Some Like it Hot (1939) features icons of American cinema at the peak
of their talent and has one of the funniest line deliveries ever recorded. Tony
Curtis and Jack Lemmon star as a pair of cross-dressing musicians on the run
from the mob while screen legend Marilyn Monroe is the love interest caught in
their web of lies. The shoot was apparently very difficult for Monroe, but the
end result, directed by Billy Wilders, is a comedy classic.
This is a very interesting
movie to revisit today. For one thing Marilyn Monroe is having a bit of a
moment with that new biopic out on Netflix. Then there’s the fact the two main male
characters spend a good part of the movie disguised as women, which was very controversial
back at the time and probably still ruffles some feathers today. There is also the
question of whether the movie’s jokes still work after over 60 decades. That
depends on the audience, but in 2009 I watched it as part of a film studies
course in Vancouver and the class laughed all the way to the final line.
A plot point that could
draw history buffs to the movie is the use of the infamous Saint Valentine’s
Day Massacre that took place in Prohibition-era Chicago. The two protagonists, down
on their luck musicians Joe (Tony Curtis) and Jerry (Jack Lemmon), witness a
version of this event and promptly decide to leave the city by any means
necessary. Fortunately, their agent has told them of a band in need of
musicians that has a show scheduled all the way in Miami. Unfortunately, this
is an all-female band.
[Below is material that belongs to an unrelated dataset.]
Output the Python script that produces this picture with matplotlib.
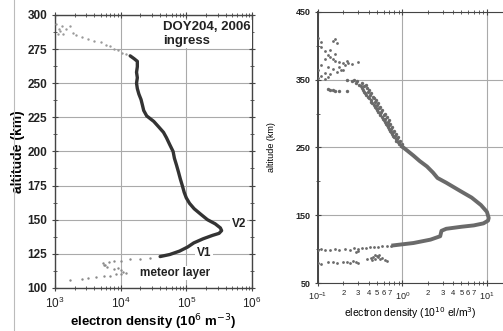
import numpy as np
import matplotlib.pyplot as plt
from matplotlib.ticker import LogLocator, FuncFormatter, MultipleLocator, NullFormatter

plt.rcParams['font.family'] = ['Liberation Sans', 'DejaVu Sans']

# ---- left panel: DOY204, 2006 ingress (density in 1e6 m^-3) ----
top_sparse_ne = [1.05e3, 1.15e3, 1.3e3, 1.2e3, 1.5e3, 1.7e3, 1.35e3, 1.9e3, 2.1e3, 1.1e3,
                 2.6e3, 3.2e3, 4.0e3, 5.0e3, 6.0e3, 7.0e3, 8.0e3, 9.0e3, 1.05e4, 1.2e4]
top_sparse_alt = [293, 290, 292, 288, 290, 292, 286, 287, 285, 286,
                  284, 282, 281, 280, 278, 277, 275, 274, 272, 271]

core_ne = [1.4e4, 1.6e4, 1.8e4, 1.8e4, 1.75e4, 1.8e4, 1.75e4, 1.8e4, 1.9e4, 2.05e4,
           2.15e4, 2.25e4, 2.5e4, 3.2e4, 3.8e4, 4.5e4, 5.0e4, 5.6e4, 6.3e4, 6.6e4,
           7.1e4, 7.6e4, 8.1e4, 8.7e4, 9.3e4, 1.0e5, 1.12e5, 1.32e5, 1.66e5, 2.1e5,
           2.75e5, 3.3e5, 3.45e5, 3.15e5, 2.5e5, 1.8e5, 1.3e5, 1.05e5, 7.9e4, 5.6e4, 4.0e4]
core_alt = [270, 268, 266, 262, 258, 254, 250, 246, 242, 238,
            234, 230, 226, 222, 218, 214, 210, 205, 200, 195,
            190, 185, 180, 175, 170, 166, 162, 158, 154, 150,
            147, 144, 142, 140, 138.5, 136, 133, 130, 127, 124.5, 123]

low_sparse_ne = [2.8e4, 2.0e4, 1.4e4, 1.0e4, 8.0e3, 6.6e3, 5.4e3, 5.8e3, 6.2e3, 5.6e3,
                 8.0e3, 9.0e3, 1.0e4, 1.1e4, 1.2e4, 1.0e4, 8.5e3, 7.0e3, 5.6e3, 4.2e3,
                 3.2e3, 2.6e3, 1.7e3]
low_sparse_alt = [122, 121.5, 121, 120, 119.5, 119, 118, 116.5, 115.5, 117,
                  114, 114.5, 113, 112, 111, 110.5, 110, 109, 108.5, 108,
                  107, 106.5, 106]

# ---- right panel (density in 1e10 el/m^3) ----
r_top_ne = [0.10, 0.11, 0.16, 0.17, 0.15, 0.11, 0.12, 0.13, 0.14, 0.16, 0.12, 0.14,
            0.16, 0.18, 0.20, 0.22, 0.25, 0.30, 0.11, 0.13, 0.15, 0.17, 0.19, 0.10,
            0.12, 0.11, 0.13, 0.10, 0.14, 0.12, 0.18, 0.21, 0.23, 0.15, 0.20]
r_top_alt = [411, 406, 410, 404, 407, 398, 392, 386, 394, 388, 380, 383,
             378, 376, 374, 377, 373, 376, 372, 368, 366, 362, 364, 365,
             360, 356, 354, 352, 358, 351, 369, 371, 375, 381, 365]

r_band_ne = [0.22, 0.27, 0.29, 0.25, 0.33, 0.28, 0.31, 0.37, 0.35, 0.32,
             0.38, 0.33, 0.34, 0.40, 0.39, 0.35, 0.36, 0.43, 0.41, 0.37,
             0.39, 0.45, 0.46, 0.40, 0.42, 0.49, 0.47, 0.43, 0.44, 0.52,
             0.50, 0.46, 0.47, 0.55, 0.53, 0.49, 0.50, 0.58, 0.56, 0.52,
             0.54, 0.62, 0.60, 0.55, 0.58, 0.66, 0.63, 0.59, 0.61, 0.70,
             0.67, 0.62, 0.64, 0.72, 0.70, 0.66, 0.67, 0.76, 0.73, 0.69,
             0.71, 0.80, 0.77, 0.73, 0.75, 0.84, 0.81, 0.78, 0.80, 0.88,
             0.86, 0.83, 0.85, 0.93, 0.91, 0.88, 0.92, 0.99, 0.97, 0.95,
             0.14, 0.16, 0.18, 0.22, 0.13, 0.15]
r_band_alt = [350, 350, 347.5, 347.5, 345, 345, 342.5, 342.5, 340, 340,
              337.5, 337.5, 335, 335, 332.5, 332.5, 330, 330, 327.5, 327.5,
              325, 325, 322.5, 322.5, 320, 320, 317.5, 317.5, 315, 315,
              312.5, 312.5, 310, 310, 307.5, 307.5, 305, 305, 302.5, 302.5,
              300, 300, 297.5, 297.5, 295, 295, 292.5, 292.5, 290, 290,
              287.5, 287.5, 285, 285, 282.5, 282.5, 280, 280, 277.5, 277.5,
              275, 275, 272.5, 272.5, 270, 270, 267.5, 267.5, 265, 265,
              262.5, 262.5, 260, 260, 257.5, 257.5, 255, 255, 252.5, 252.5,
              335, 334, 334, 333, 336, 335]

r_core_ne = [1.0, 1.15, 1.35, 1.6, 1.95, 2.3, 2.6, 3.3, 4.8, 6.6, 8.5, 10.0, 10.5, 10.3, 9.1,
             7.0, 5.0, 3.3, 2.9, 2.8, 2.15, 1.35, 0.78]
r_core_alt = [251, 245, 238, 230, 222, 213, 205, 198, 186, 176, 165, 155, 146, 142, 138,
              135, 133, 130, 127, 119, 114, 109, 105.5]

r_low_ne = [0.10, 0.11, 0.12, 0.14, 0.16, 0.18, 0.21, 0.24, 0.27, 0.30, 0.28, 0.30,
            0.33, 0.37, 0.41, 0.46, 0.52, 0.58, 0.65, 0.73,
            0.10, 0.11, 0.13, 0.15, 0.17, 0.20, 0.22, 0.24, 0.26, 0.28, 0.30,
            0.38, 0.42, 0.45, 0.48, 0.50, 0.52, 0.55, 0.58, 0.62, 0.66, 0.44, 0.47, 0.53]
r_low_alt = [99, 99.5, 98.5, 99, 99.5, 98, 100, 99, 101, 100, 96, 97,
             101.5, 102, 102.5, 103, 103.5, 104, 104.5, 105,
             80, 78, 80.5, 81, 79.5, 80.5, 81.5, 80, 82, 81, 80,
             85, 87, 89, 86, 90, 88, 85, 87, 84, 83, 84, 91, 92]

fig = plt.figure(figsize=(5.03, 3.31), dpi=100)
fig.patch.set_facecolor('white')

spine_col = '#444444'
grid_col = '#aaaaaa'

# ---------- left ----------
ax1 = fig.add_axes([0.109, 0.130, 0.392, 0.825])
ax1.set_xscale('log')
ax1.set_xlim(1e3, 1e6)
ax1.set_ylim(100, 300)
ax1.scatter(top_sparse_ne, top_sparse_alt, s=3, color='#9a9a9a', lw=0, zorder=3)
ax1.plot(core_ne, core_alt, color='#333333', lw=2.4, zorder=4, solid_capstyle='round')
ax1.scatter(low_sparse_ne, low_sparse_alt, s=3, color='#8a8a8a', lw=0, zorder=3)

ax1.yaxis.set_major_locator(MultipleLocator(25))
ax1.yaxis.set_minor_locator(MultipleLocator(12.5))
ax1.xaxis.set_major_locator(LogLocator(base=10, numticks=10))
ax1.xaxis.set_minor_locator(LogLocator(base=10, subs=np.arange(2, 10), numticks=10))
ax1.xaxis.set_minor_formatter(NullFormatter())
ax1.grid(True, which='major', color=grid_col, lw=0.8)
ax1.tick_params(which='both', direction='inout', top=True, right=True, colors=spine_col,
                labelcolor='#222222', labelsize=8.5)
ax1.tick_params(which='major', length=5, pad=3)
ax1.tick_params(which='minor', length=3)
for lab in ax1.get_yticklabels():
    lab.set_fontweight('bold')
for s in ax1.spines.values():
    s.set_color(spine_col)
    s.set_linewidth(1.0)
ax1.set_ylabel('altitude (km)', fontsize=10, fontweight='bold', labelpad=2)
ax1.set_xlabel('electron density (10$^{6}$ m$^{-3}$)', fontsize=9.5, fontweight='bold', labelpad=1)

bbox = dict(facecolor='white', edgecolor='none', pad=1)
ax1.text(4.4e4, 286, 'DOY204, 2006\ningress', fontsize=9.5, fontweight='bold',
         va='center', ha='left', bbox=bbox, linespacing=1.2, color='#222222')
ax1.text(4.9e5, 147, 'V2', fontsize=8.5, fontweight='bold', va='center', bbox=bbox, color='#222222')
ax1.text(1.45e5, 125.5, 'V1', fontsize=8.5, fontweight='bold', va='center', bbox=bbox, color='#222222')
ax1.text(2.0e4, 111, 'meteor layer', fontsize=8.5, fontweight='bold', va='center', bbox=bbox,
         color='#222222')

# ---------- right ----------
ax2 = fig.add_axes([0.632, 0.145, 0.368, 0.819])
ax2.set_xscale('log')
ax2.set_xlim(0.1, 15.5)
ax2.set_ylim(50, 450)
dot_col = '#6a6a6a'
ax2.scatter(r_top_ne, r_top_alt, s=4, color=dot_col, lw=0, zorder=3)
ax2.scatter(r_band_ne, r_band_alt, s=6, color=dot_col, lw=0, zorder=3)
ax2.plot(r_core_ne, r_core_alt, color=dot_col, lw=2.8, zorder=4)
ax2.scatter(r_low_ne, r_low_alt, s=4, color=dot_col, lw=0, zorder=3)

ax2.yaxis.set_major_locator(MultipleLocator(100, offset=50))
ax2.yaxis.set_minor_locator(MultipleLocator(50))
ax2.xaxis.set_major_locator(LogLocator(base=10, numticks=10))
ax2.xaxis.set_minor_locator(LogLocator(base=10, subs=np.arange(2, 10), numticks=10))


def minor_fmt(v, pos):
    m = int(round(v / 10 ** np.floor(np.log10(v) + 1e-9)))
    return str(m) if 2 <= m <= 7 else ''


ax2.xaxis.set_minor_formatter(FuncFormatter(minor_fmt))
ax2.grid(True, which='major', color=grid_col, lw=0.8)
ax2.tick_params(which='both', direction='inout', top=True, colors=spine_col,
                labelcolor='#222222', labelsize=6.5)
ax2.tick_params(which='major', length=4)
ax2.tick_params(which='minor', length=3, labelsize=5.5)
for lab in ax2.get_yticklabels():
    lab.set_fontweight('bold')
for s in ax2.spines.values():
    s.set_color(spine_col)
ax2.spines['left'].set_linewidth(1.4)
ax2.spines['right'].set_visible(False)
ax2.set_ylabel('altitude (km)', fontsize=6.5, labelpad=14)
ax2.set_xlabel('electron density (10$^{10}$ el/m$^{3}$)', fontsize=7.5, labelpad=2)

# scan border line at far left
fig.add_artist(plt.Line2D([0.027, 0.027], [0.0, 1.0], color='#bbbbbb', lw=0.8))

fig.savefig('out.png', dpi=100)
That doesn’t stop Joe and Jerry whose solution is to put
on some dresses and join the band as Josephine and Daphne.
It’s a good thing the
movie is in black and white because had it been in colour it would have been
even more obvious that Joe and Jerry are two men wearing dresses. Even they
don’t seem too convinced by their disguises. When Jerry says he thinks everyone
is looking at him Joe angrily replies “With those legs? Are you kidding?”
Things get even more
complicated when before boarding the train to Florida, the two are
thunderstruck by the sight of the band’s vocalist and ukulele player Sugar Kane
(Marilyn Monroe). Joe, the lady’s man of the two, immediately wants to pursue
her. That would of course break his cover, so his solution is to assume yet
another identity, that of wealthy heir to the Shell Oil corporation. Meanwhile,
Jerry, as Daphne, is being romantically pursued by the clueless Osgood Fielding
(Joe E. Brown), an actual millionaire who thinks he/she is the most beautiful woman
in the world.
The scenes between Joe
and Sugar are funny in their way, but a bit disturbing given the level of deception
Joe is employing. I remember the audience being a bit disappointed Sugar did
not have more of a reaction when she eventually realizes the truth. The
relationship between Jerry and Osgood on the other hand is flawlessly funny
despite being unbelievable. The millionaire is so smitten with “Daphne” that he
proposes to “her”, and the flattered Jerry, much to Joe’s surprise, actually
accepts.
Should this movie be
remade today I imagine a great many changes would be made to the script. For
one thing I would hope Monroe’s character would be less objectified and harder
to fool. However, one thing that can’t be changed is the Daphne/Osgood
relationship which gives us the great closing line “Nobody’s perfect.” Given
the context of the delivery, I challenge anyone not to laugh.